Let the Key Players Improve Your Program’s Success
Key stakeholders have much to contribute to the decision-making process, and their involvement can dramatically improve the success of any funding program. Here we’ll examine six ways to engage stakeholders and benefit from their input — but first let’s discuss who those key stakeholders are.
There are three types of stakeholders:
- The first are those most directly impacted by the problem you are trying to solve, the ones feeling the pain of the issue. They could be families living in the local neighborhood, youth in the school system, or women who are surviving domestic violence.
- The second group is made up of the people who are attempting to solve the problem — whether they are neighborhood residents, nonprofit leaders, researchers, policy makers, or experts at any level.
- The third category includes those people who could be solving the problem with you, except that they either aren’t fully aware of their role or they don’t realize that the problem exists. For example, you might be trying to support youth employment in your community because you are concerned that many teens are not getting the job skills or training necessary to achieve success as young adults. The CEOs of banks or corporations within your community might not be aware of this problem — or feel any connection to it. But you can help them understand, for example, that the success of their community and their businesses depends on a thriving workforce. Then they may see the importance of partnering with you on this youth employment project in order to protect their own futures.
All three categories of stakeholders can be engaged and involved in decision making. All have valuable contributions to make to the success of your programs and initiatives. Let’s take a brief look at six ways stakeholders can help you in your grantmaking.
In the early stages of your grantmaking and program development, you could engage stakeholders to help you understand the issues. Ask them questions like these: What are some of the challenges you face? Where are the greatest challenges — in a certain part of your city, in a certain type of population, among particular kinds of organizations? Key stakeholders can help you think through and understand the issues, and the nuances of those issues.
2. Weighing options
Once you have some ideas as to the direction of your grantmaking, you can vet your ideas with key stakeholders to help you better consider the pros and cons of different approaches. For instance, suppose you want to address substance abuse, but you’re not sure whether to focus on treatment or prevention. Speaking with key stakeholders can provide a chance to understand some of the challenges and opportunities within each of these areas. That input should reveal valuable information and real-world wisdom to help you make an informed choice. It should also provide a heads-up regarding potential pitfalls.

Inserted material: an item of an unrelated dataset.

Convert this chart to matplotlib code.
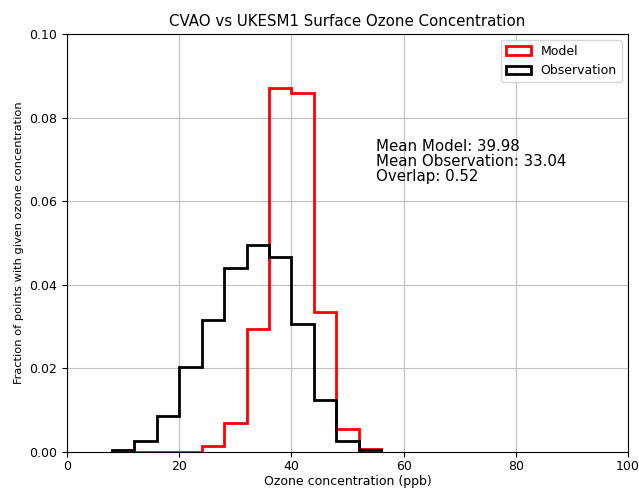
import numpy as np
import matplotlib
matplotlib.use("Agg")
import matplotlib.pyplot as plt

# bin edges (ppb) and fraction of points per bin
model_edges = [12, 16, 20, 24, 28, 32, 36, 40, 44, 48, 52, 56]
model_frac = [0.0001, 0.0001, 0.0001, 0.0014, 0.0069, 0.0294, 0.0870, 0.0858, 0.0334, 0.0055, 0.0006]

obs_edges = [8, 12, 16, 20, 24, 28, 32, 36, 40, 44, 48, 52, 56]
obs_frac = [0.0004, 0.0026, 0.0086, 0.0204, 0.0316, 0.0441, 0.0495, 0.0466, 0.0306, 0.0124, 0.0026, 0.0005]

mean_model = 39.98
mean_obs = 33.04
overlap = 0.52

plt.rcParams['font.size'] = 9

fig = plt.figure(figsize=(6.39, 4.9), dpi=100)
ax = fig.add_axes([67 / 639, 1 - 452 / 490, 561 / 639, 418 / 490])

m_centres = (np.array(model_edges[:-1]) + np.array(model_edges[1:])) / 2
o_centres = (np.array(obs_edges[:-1]) + np.array(obs_edges[1:])) / 2
ax.hist(m_centres, bins=model_edges, weights=model_frac, histtype='step',
        color='red', linewidth=2, label='Model')
ax.hist(o_centres, bins=obs_edges, weights=obs_frac, histtype='step',
        color='black', linewidth=2, label='Observation')

ax.set_xlim(0, 100)
ax.set_ylim(0, 0.1)
ax.grid(True, color='#c0c0c0', linewidth=0.8)
ax.set_axisbelow(True)
ax.tick_params(axis='x', pad=2.5)

ax.set_title('CVAO vs UKESM1 Surface Ozone Concentration', fontsize=10.8, pad=6)
ax.set_xlabel('Ozone concentration (ppb)', labelpad=1)
ax.set_ylabel('Fraction of points with given ozone concentration', fontsize=8.2)
ax.legend(loc='upper right', fontsize=9)

ax.text(55, 0.064, f'Mean Model: {mean_model:.2f}\nMean Observation: {mean_obs:.2f}\nOverlap: {overlap:.2f}',
        fontsize=10.8, va='bottom', linespacing=1.0)

fig.savefig('out.png', dpi=100)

Once you’ve developed the five or six areas that you think you could successfully focus on, you can engage key stakeholders to help you prioritize among those areas. What’s the most burning issue? Where could you have an early impact? What is some of the “low-hanging fruit” that could allow for immediate success? And what are some of the more challenging topics that you want to address down the road, once your efforts are underway? Feedback in this early stage is critical and can have a major impact on success rates.
Stakeholders can become key partners in helping you with implementation. It might be the nonprofit organization that you fund to launch a new intervention related to domestic violence, for example. It could be the university, and the researchers at that university, whom you engage to collect data and help inform the progress of your approach. It could be a policy maker who helps you scale your efforts to a statewide or even national level. It is better to work together than alone. Develop partnerships with your stakeholders as you implement your ideas.
Stakeholders can become champions. If you have engaged them from the beginning and kept them abreast of your progress and decision making, then they’ll buy in to what you are trying to accomplish. Get that buy-in, and they may help spread the word about what you are trying to achieve. This, in turn, can engage other stakeholders and leverage additional resources to support your work.
Stakeholders can be involved in evaluation planning, and they can inform your evaluation team about what’s working and what’s not working from their perspective. Whether these stakeholders are grantees or outside observers, they’ll probably have a lot to say. Based on their feedback and other evaluation findings, you can take the cycle back to the beginning and engage those stakeholders in additional planning, refining, and refocusing of your grantmaking program.
It is to everyone’s advantage to involve stakeholders in decision making. Their feedback and involvement can make tremendous difference in success versus failure for any initiative. Ask yourself: Who are your stakeholders? How are you engaging them? What can you do right now to reach out to those you’ve overlooked? Get your stakeholders involved. Working together to address issues is the best way to make progress.